USAID supports life-saving maternal, child health and family planning services, and a stronger health system that reaches the most vulnerable populations.

As a result of the ongoing civil war, Yemen is suffering the largest humanitarian crisis in the world. USAID is working with international and local partners to rebuild key social and economic institutions, help address the underlying causes of instability, and build the foundation for durable peace and prosperity to foster Yemen’s future resilience.

In Yemen, 19.7 million people lack access to basic health services. A driving force in the complexity and urgency of Yemen’s humanitarian and health crisis is the burden of the current food security crisis.
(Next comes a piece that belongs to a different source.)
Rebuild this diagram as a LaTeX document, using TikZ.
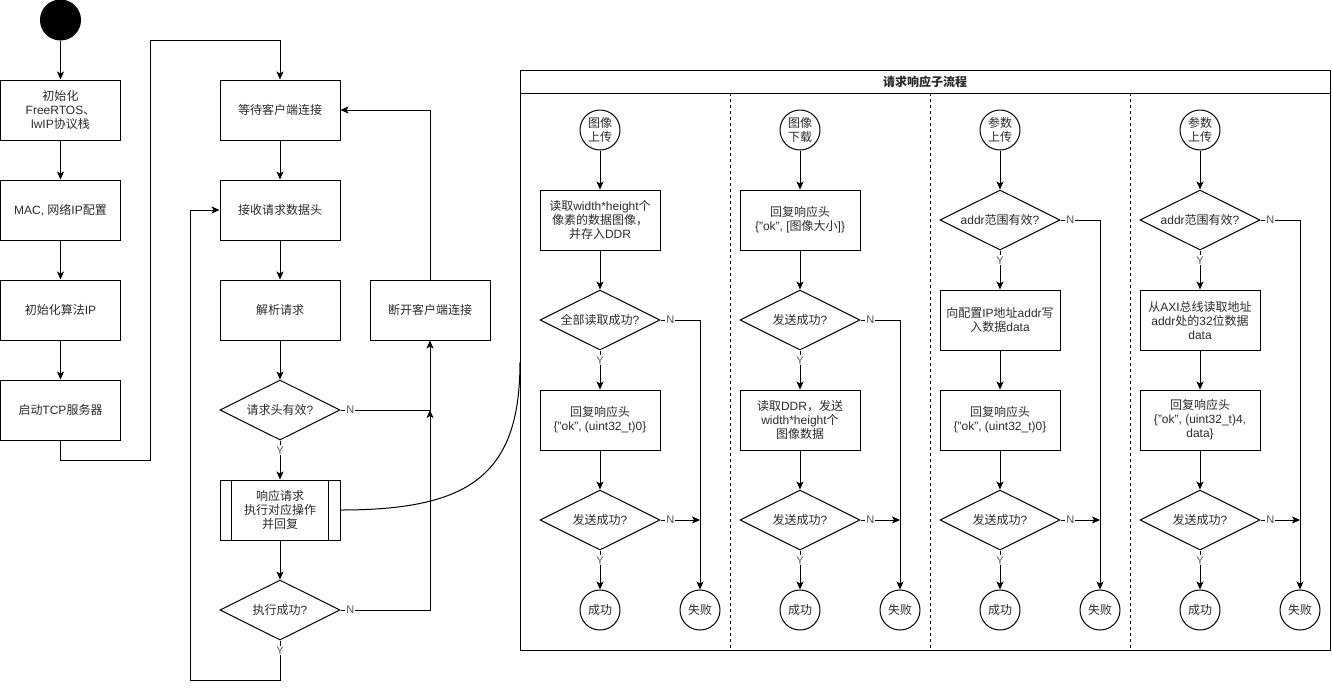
\documentclass[tikz,border=0pt]{standalone}
\usepackage{fontspec}
\setmainfont{Liberation Sans}
\newfontfamily\cjkfont{Noto Sans CJK SC}
\XeTeXinterchartokenstate=1
\newXeTeXintercharclass\CJKcls
\newcount\cjkc
\cjkc="3000
\loop \XeTeXcharclass\cjkc=\CJKcls \ifnum\cjkc<"9FFF \advance\cjkc by 1 \repeat
\cjkc="FF00
\loop \XeTeXcharclass\cjkc=\CJKcls \ifnum\cjkc<"FFEF \advance\cjkc by 1 \repeat
\XeTeXinterchartoks 0 \CJKcls = {\begingroup\cjkfont}
\XeTeXinterchartoks 4095 \CJKcls = {\begingroup\cjkfont}
\XeTeXinterchartoks \CJKcls 0 = {\endgroup}
\XeTeXinterchartoks \CJKcls 4095 = {\endgroup}
\usetikzlibrary{shapes.geometric,arrows.meta,calc}
\definecolor{txt}{HTML}{2B2B2B}
\definecolor{labc}{HTML}{555555}
\begin{document}
\begin{tikzpicture}[x=1pt,y=-1pt, line width=1pt,
  font=\fontsize{12}{14}\selectfont, text=txt,
  box/.style={draw, rectangle, minimum width=120pt, minimum height=60pt, inner sep=0pt, align=center},
  dia/.style={draw, diamond, minimum width=120pt, minimum height=60pt, inner sep=0pt},
  circ/.style={draw, circle, minimum size=40pt, inner sep=0pt, align=center},
  arr/.style={-{Stealth[length=8pt,width=7pt,inset=2pt]}},
  lab/.style={fill=white, inner sep=1pt, font=\fontsize{11}{12}\selectfont, text=labc},
  lanediv/.style={dash pattern=on 3pt off 3pt}]
\useasboundingbox (0,0) rectangle (1332,689);

% ---------- main flow, left column ----------
\node[circle, fill=black, draw=black, minimum size=40pt, inner sep=0pt] (start) at (60.5,20) {};
\node[box] (init) at (60.5,110) {初始化\\FreeRTOS、\\lwIP协议栈};
\node[box] (mac) at (60.5,210) {MAC, 网络IP配置};
\node[box] (alg) at (60.5,310) {初始化算法IP};
\node[box] (tcp) at (60.5,410) {启动TCP服务器};
\draw[arr] (start) -- (init);
\draw[arr] (init) -- (mac);
\draw[arr] (mac) -- (alg);
\draw[arr] (alg) -- (tcp);

% ---------- server loop ----------
\node[box] (wait) at (280,110) {等待客户端连接};
\node[box] (recv) at (280,210) {接收请求数据头};
\node[box] (parse) at (280,310) {解析请求};
\node[box] (disc) at (430,310) {断开客户端连接};
\node[dia, label=center:请求头有效?] (valid) at (280,410) {};
\node[box] (resp) at (280,510) {响应请求\\执行对应操作\\并回复};
\draw ([xshift=12pt]resp.north west) -- ([xshift=12pt]resp.south west);
\draw ([xshift=-12pt]resp.north east) -- ([xshift=-12pt]resp.south east);
\node[dia, label=center:执行成功?] (okd) at (280,610) {};

\coordinate (c1) at (150,460);
\coordinate (c2) at (150,40);
\draw[arr] (tcp.south) -- (tcp.south |- c1) -- (c1) -- (c2) -- (c2 -| wait) -- (wait.north);

\draw[arr] (wait) -- (recv);
\draw[arr] (recv) -- (parse);
\draw[arr] (parse) -- (valid);
\draw[arr] (valid) -- node[lab, pos=0.25] {Y} (resp);
\draw[arr] (resp) -- (okd);
\draw[arr] (valid.east) -- node[lab, pos=0.11] {N} (valid.east -| disc) -- (disc.south);
\draw[arr] (okd.east) -- node[lab, pos=0.11] {N} (okd.east -| disc) -- (disc.south |- valid.east);
\draw[arr] (disc.north) |- (wait.east);
\coordinate (l1) at (280,680);
\coordinate (l2) at (190,680);
\draw[arr] (okd.south) -- node[lab, pos=0.25] {Y} (l1) -- (l2) -- (l2 |- recv.west) -- (recv.west);

% curve to sub-process container
\coordinate (cend) at (520,362);
\draw (resp.east) .. controls (470,510) and (520,475) .. (cend);

% ---------- sub-process container ----------
\draw (520,70) rectangle (1330,650);
\draw (520,93) -- (1330,93);
\node[font=\bfseries\fontsize{12}{14}\selectfont] (title) at (925,81.5) {请求响应子流程};
\draw[lanediv] (730,93) -- (730,650);
\draw[lanediv] (930,93) -- (930,650);
\draw[lanediv] (1130,93) -- (1130,650);

% lane 1
\node[circ] (u1) at (600,130) {图像\\上传};
\node[box] (a1) at (600,220) {读取width*height个\\像素的数据图像，\\并存入DDR};
\node[dia, label=center:全部读取成功?] (d1) at (600,320) {};
\node[box] (b1) at (600,420) {回复响应头\\\{"ok", (uint32\_t)0\}};
\node[dia, label=center:发送成功?] (e1) at (600,520) {};
\node[circ] (s1) at (600,610) {成功};
\node[circ] (f1) at (700,610) {失败};
\draw[arr] (u1) -- (a1);
\draw[arr] (a1) -- (d1);
\draw[arr] (d1) -- node[lab, pos=0.25] {Y} (b1);
\draw[arr] (b1) -- (e1);
\draw[arr] (e1) -- node[lab, pos=0.25] {Y} (s1);
\draw[arr] (d1.east) -- node[lab, pos=0.25] {N} (d1.east -| f1) -- (f1.north);
\draw[arr] (e1.east) -- node[lab, pos=0.25] {N} (e1.east -| f1);

% lane 2
\node[circ] (u2) at (800,130) {图像\\下载};
\node[box] (a2) at (800,220) {回复响应头\\\{"ok", [图像大小]\}};
\node[dia, label=center:发送成功?] (d2) at (800,320) {};
\node[box] (b2) at (800,420) {读取DDR，发送\\width*height个\\图像数据};
\node[dia, label=center:发送成功?] (e2) at (800,520) {};
\node[circ] (s2) at (800,610) {成功};
\node[circ] (f2) at (900,610) {失败};
\draw[arr] (u2) -- (a2);
\draw[arr] (a2) -- (d2);
\draw[arr] (d2) -- node[lab, pos=0.25] {Y} (b2);
\draw[arr] (b2) -- (e2);
\draw[arr] (e2) -- node[lab, pos=0.25] {Y} (s2);
\draw[arr] (d2.east) -- node[lab, pos=0.25] {N} (d2.east -| f2) -- (f2.north);
\draw[arr] (e2.east) -- node[lab, pos=0.25] {N} (e2.east -| f2);

% lane 3
\node[circ] (u3) at (1000,130) {参数\\上传};
\node[dia, label=center:addr范围有效?] (d3) at (1000,220) {};
\node[box] (a3) at (1000,320) {向配置IP地址addr写\\入数据data};
\node[box] (b3) at (1000,420) {回复响应头\\\{"ok", (uint32\_t)0\}};
\node[dia, label=center:发送成功?] (e3) at (1000,520) {};
\node[circ] (s3) at (1000,610) {成功};
\node[circ] (f3) at (1100,610) {失败};
\draw[arr] (u3) -- (d3);
\draw[arr] (d3) -- node[lab, pos=0.25] {Y} (a3);
\draw[arr] (a3) -- (b3);
\draw[arr] (b3) -- (e3);
\draw[arr] (e3) -- node[lab, pos=0.25] {Y} (s3);
\draw[arr] (d3.east) -- node[lab, pos=0.25] {N} (d3.east -| f3) -- (f3.north);
\draw[arr] (e3.east) -- node[lab, pos=0.25] {N} (e3.east -| f3);

% lane 4
\node[circ] (u4) at (1200,130) {参数\\上传};
\node[dia, label=center:addr范围有效?] (d4) at (1200,220) {};
\node[box] (a4) at (1200,320) {从AXI总线读取地址\\addr处的32位数据\\data};
\node[box] (b4) at (1200,420) {回复响应头\\\{"ok", (uint32\_t)4,\\data\}};
\node[dia, label=center:发送成功?] (e4) at (1200,520) {};
\node[circ] (s4) at (1200,610) {成功};
\node[circ] (f4) at (1300,610) {失败};
\draw[arr] (u4) -- (d4);
\draw[arr] (d4) -- node[lab, pos=0.25] {Y} (a4);
\draw[arr] (a4) -- (b4);
\draw[arr] (b4) -- (e4);
\draw[arr] (e4) -- node[lab, pos=0.25] {Y} (s4);
\draw[arr] (d4.east) -- node[lab, pos=0.25] {N} (d4.east -| f4) -- (f4.north);
\draw[arr] (e4.east) -- node[lab, pos=0.25] {N} (e4.east -| f4);
\end{tikzpicture}
\end{document}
Approximately 15.9 million Yemenis are severely food insecure—the most significant amount globally. As of 2019, there are over 360,000 children under the age of five who suffer from severe acute malnutrition, creating irreversible stunting, wasting, and increased mortality due to starvation. An estimated 7.4 million people are in need of nutrition assistance, with 4.4 million people who require treatment for acute malnutrition.

Less than 50 percent of the health facilities in Yemen are functioning, and those that are operational lack specialists, equipment, and medicines. These gaps especially impact services for the most vulnerable women and children. Unmet need for family planning (FP) remains high at 31.7 percent, while only 51.5 percent of women indicate demand for FP is satisfied. Facility stock-outs continue with increased duration and frequency. Yemen’s collapsing healthcare system is projected to result in 1,000 maternal deaths per 68,000 pregnant women at risk. Gender-based violence has also increased by over 17 percent since the onset of conflict. In addition, the degrading health care system has resulted in vulnerability to and emergence of diseases that can generally be cured or have been eradicated elsewhere. This ranges from the largest cholera outbreak globally impacting all but one governorate, to the reemergence of diphtheria and measles, and risk of reintroduction of polio.

USAID’S RESPONSE AND EXPECTED RESULTS

The USAID Yemen Systems, Health, and Resilience Project’s ultimate goal is to improve maternal and child health. The project takes a multipronged approach that includes: building the capacity of health facility staff and community midwives to deliver quality care; encouraging community engagement with the formal health system to build trust; improving management of district health authorities; exploring and piloting innovative financing mechanisms; and, strengthening Yemen’s health management information system to support effective health service management.

The USAID Strengthening Family Planning Services in Yemen project works to increase Yemenis’ access to reproductive health services. Specifically, the project improves the quality of reproductive health services and availability of family planning products, and supports the Ministry of Public Health and Population to improve the reproductive health policy environment. Health facility work aims to complement maternal and child health services already offered with the support of other actors, enabling a “one stop shop” for Yemenis to access a wider array of health services.

USAID also supports Yemen in preventing and combatting outbreaks of communicable diseases, including polio, a highly contagious disease of the nervous system that causes paralysis, and sometimes, death. Due to the ongoing conflict and subsequent displacement, many children are unable to receive the full course of polio vaccinations, which contain a weakened—but live—virus. Yemen is therefore at high risk for a vaccine-derived polio outbreak. USAID supports the World Health Organization to detect polio cases in real time in order to alert the international community to rapidly respond should an outbreak occur.